FROM THE DESK OF
DONA PENZA TATTLE, ESQ.
ASSOCIATE WRYE BALDERDASH
Dressed in flamboyant green with butter cream colored trim, Tattle looks like a nutty Irish lass with tweaked wild hair, however, she believes herself and her basket of Irish potato candy, is quite fetching. She jigs!
Wearing the traditional hat, curl-toed boots and green of the shamrock, Wrye grins, "Top of the Mornin' to ye. What is a nuahcerpel?" He jigs!
Tattle returns, "And the rest of the day to yerself. What is a nuahcerpel?" She re-jigs!
"Dressed in green, tiniest man ever seen, catch me is told, if ye wants me gold. Iss' a Leprechaun, backwards. Do you like my outfit?" he turns backwards, peering over his shoulder. "Snack for our Love of Literature Leap?" Reaches into the basket and takes a fistful of the edible treats, "Cream cheese, coconut, sham rock me happy." He re-jigs!

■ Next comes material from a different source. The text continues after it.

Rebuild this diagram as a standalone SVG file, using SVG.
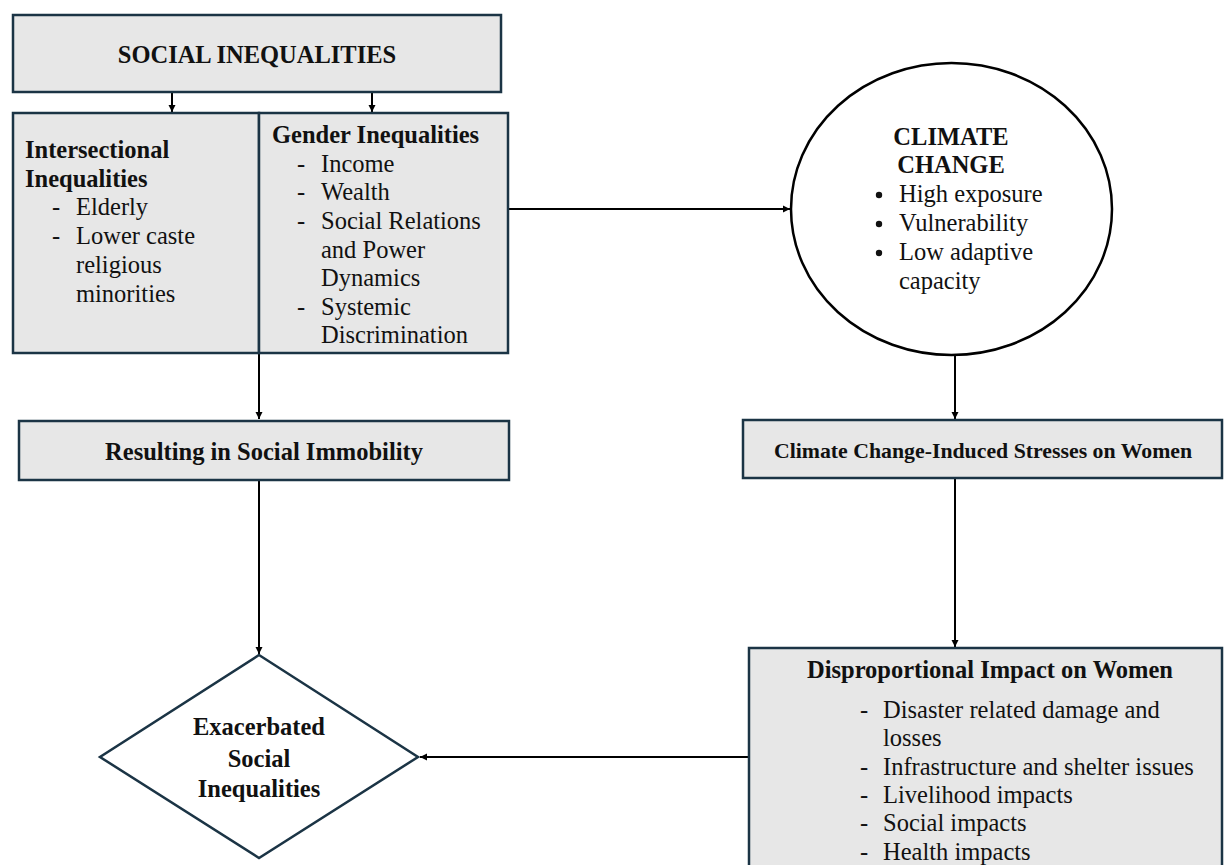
<svg xmlns="http://www.w3.org/2000/svg" width="1232" height="865" viewBox="0 0 1232 865">
<defs>
<marker id="ah" markerWidth="8" markerHeight="8" refX="7" refY="4" orient="auto" markerUnits="userSpaceOnUse">
<path d="M0,0.5 L7,4 L0,7.5 z" fill="#000"/>
</marker>
<style>
.box{fill:#e7e7e7;stroke:#1b3445;stroke-width:2.5}
.t{font-family:'Liberation Serif','Times New Roman',serif;font-size:24.5px;fill:#111}
.b{font-weight:bold}
.c{text-anchor:middle}
.con{stroke:#000;stroke-width:2;fill:none}
</style>
</defs>
<rect width="1232" height="865" fill="#fff"/>

<g id="connectors">
<line class="con" x1="172" y1="92" x2="172" y2="112" marker-end="url(#ah)"/>
<line class="con" x1="372" y1="92" x2="372" y2="112" marker-end="url(#ah)"/>
<line class="con" x1="508" y1="209" x2="790" y2="209" marker-end="url(#ah)"/>
<line class="con" x1="259" y1="353" x2="259" y2="419" marker-end="url(#ah)"/>
<line class="con" x1="955" y1="355" x2="955" y2="419" marker-end="url(#ah)"/>
<line class="con" x1="259" y1="481" x2="259" y2="654" marker-end="url(#ah)"/>
<line class="con" x1="955" y1="478" x2="955" y2="647" marker-end="url(#ah)"/>
<line class="con" x1="749" y1="757" x2="420" y2="757" marker-end="url(#ah)"/>
</g>

<g id="social-inequalities">
<rect class="box" x="13" y="15" width="488" height="77"/>
<text class="t b c" x="257" y="63">SOCIAL INEQUALITIES</text>
</g>

<g id="intersectional">
<rect class="box" x="13" y="113" width="246" height="240"/>
<text class="t b" x="25" y="158">Intersectional</text>
<text class="t b" x="25" y="187">Inequalities</text>
<text class="t" x="52" y="215">-</text><text class="t" x="76" y="215">Elderly</text>
<text class="t" x="52" y="244">-</text><text class="t" x="76" y="244">Lower caste</text>
<text class="t" x="76" y="273">religious</text>
<text class="t" x="76" y="302">minorities</text>
</g>

<g id="gender">
<rect class="box" x="259" y="113" width="249" height="240"/>
<text class="t b" x="272" y="143">Gender Inequalities</text>
<text class="t" x="297" y="172">-</text><text class="t" x="321" y="172">Income</text>
<text class="t" x="297" y="200">-</text><text class="t" x="321" y="200">Wealth</text>
<text class="t" x="297" y="229">-</text><text class="t" x="321" y="229">Social Relations</text>
<text class="t" x="321" y="258">and Power</text>
<text class="t" x="321" y="286">Dynamics</text>
<text class="t" x="297" y="315">-</text><text class="t" x="321" y="315">Systemic</text>
<text class="t" x="321" y="343">Discrimination</text>
</g>

<g id="climate-change">
<ellipse cx="951.5" cy="209" rx="160.5" ry="146" fill="#fff" stroke="#000" stroke-width="2.5"/>
<text class="t b c" x="951" y="145">CLIMATE</text>
<text class="t b c" x="951" y="173">CHANGE</text>
<circle cx="879" cy="195" r="3.2" fill="#111"/><text class="t" x="899" y="202">High exposure</text>
<circle cx="879" cy="224" r="3.2" fill="#111"/><text class="t" x="899" y="231">Vulnerability</text>
<circle cx="879" cy="253" r="3.2" fill="#111"/><text class="t" x="899" y="260">Low adaptive</text>
<text class="t" x="899" y="289">capacity</text>
</g>

<g id="social-immobility">
<rect class="box" x="19" y="421" width="490" height="59"/>
<text class="t b c" x="264" y="460">Resulting in Social Immobility</text>
</g>

<g id="climate-stresses">
<rect class="box" x="743" y="420" width="479" height="58"/>
<text class="t b c" x="983" y="458" style="font-size:21.8px">Climate Change-Induced Stresses on Women</text>
</g>

<g id="exacerbated">
<polygon points="259,655 418,757 259,858 100,757" fill="#fff" stroke="#1b3445" stroke-width="2.5"/>
<text class="t b c" x="259" y="735">Exacerbated</text>
<text class="t b c" x="259" y="767">Social</text>
<text class="t b c" x="259" y="797">Inequalities</text>
</g>

<g id="disproportional">
<rect class="box" x="749" y="648" width="473" height="240"/>
<text class="t b c" x="990" y="678">Disproportional Impact on Women</text>
<text class="t" x="860" y="718">-</text><text class="t" x="883" y="718">Disaster related damage and</text>
<text class="t" x="883" y="746">losses</text>
<text class="t" x="860" y="775">-</text><text class="t" x="883" y="775">Infrastructure and shelter issues</text>
<text class="t" x="860" y="803">-</text><text class="t" x="883" y="803">Livelihood impacts</text>
<text class="t" x="860" y="831">-</text><text class="t" x="883" y="831">Social impacts</text>
<text class="t" x="860" y="860">-</text><text class="t" x="883" y="860">Health impacts</text>
</g>
</svg>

"As many as ye can fit in ye pocket, m'Leprechaun-bud."
With a pre-leaping joint jig, they're off.
Upon landing in Carol McPhee's Romantic Suspense, A STRUCTURED AFFAIR, Wrye sings a few notes of O' Danny Boooy and stops short, realizing he's in the midst of a downpour. Tattle hands him a newspaper, and he quickly covers his head. "Lucky? As finding a horseshoe in a field of clover, which means some horse is barefoot."
Ignoring his puffery, she points to the paper and says, "Read it," as she escorts him out of the deluge and into a mansion.
First shakes like a dog, flipping off water. "HEIRESS FALLS TO HER DEATH," Wrye reads aloud, mutters for a bit, "Blarney!" and then, "Ah, Detective Sloane Jamieson himself suspects murder, and that Stephen Morgan, the husband, could be the killer." Mystery looms?
"'tis for certain he suspects," agrees Tattle, she neatly folds the paper and places it in her apron pocket, planning on recycling for 'tis the season to be green. "Stephen is a quiet, reticent artist, who is aware of Sloane's mistrust. A hunky hunk of misunderstanding. He is also cognizant of the rumors that he only married Emily, the victim, because she had been pregnant. Exquisite drama! Now, presently, their child, Stephanie, is seven years old, and in fragile health. Could there be a larger parental pain?" A ball of a tear forms in her left eye.
Balancing on his shillelagh, he passes an eyelet hanky. "With not enough evidence to convict.... Struggle! Sloane uses the department's psychologist, Catherine Malloy as an undercover agent. She the love interest? How intriguing to watch her infiltrate the family as Stephanie's governess."
Sensing a candy moment, she pickpockets Wrye, letting the sweet melt in her mouth, she further explains, "Needing a distraction from her troubled past.... This is good candy!" She high-fives herself then continues, "Catherine follows orders only to find she has stepped right into it." And it is that it that is the melodrama of the story.
"There is something very wrong in the Morgan household, and a part of that wrongness quickly becomes the mutual and growing attraction between Catherine and Stephen. Starry-eyed and mushy?" Using his shillelagh, he fences with the philodendron. Houseplant wins. "She knows he hadn't killed Emily, she knows he loves his daughter, she also knows their futures are doomed if she doesn't uncover the real murderer." Mystery multiplied by tension.
Tattle thumbs cyber pages to get to the end, Wrye restrains her by holding out an Irish potato candy, which she follows right into the leap zone. They leave a wake of clover.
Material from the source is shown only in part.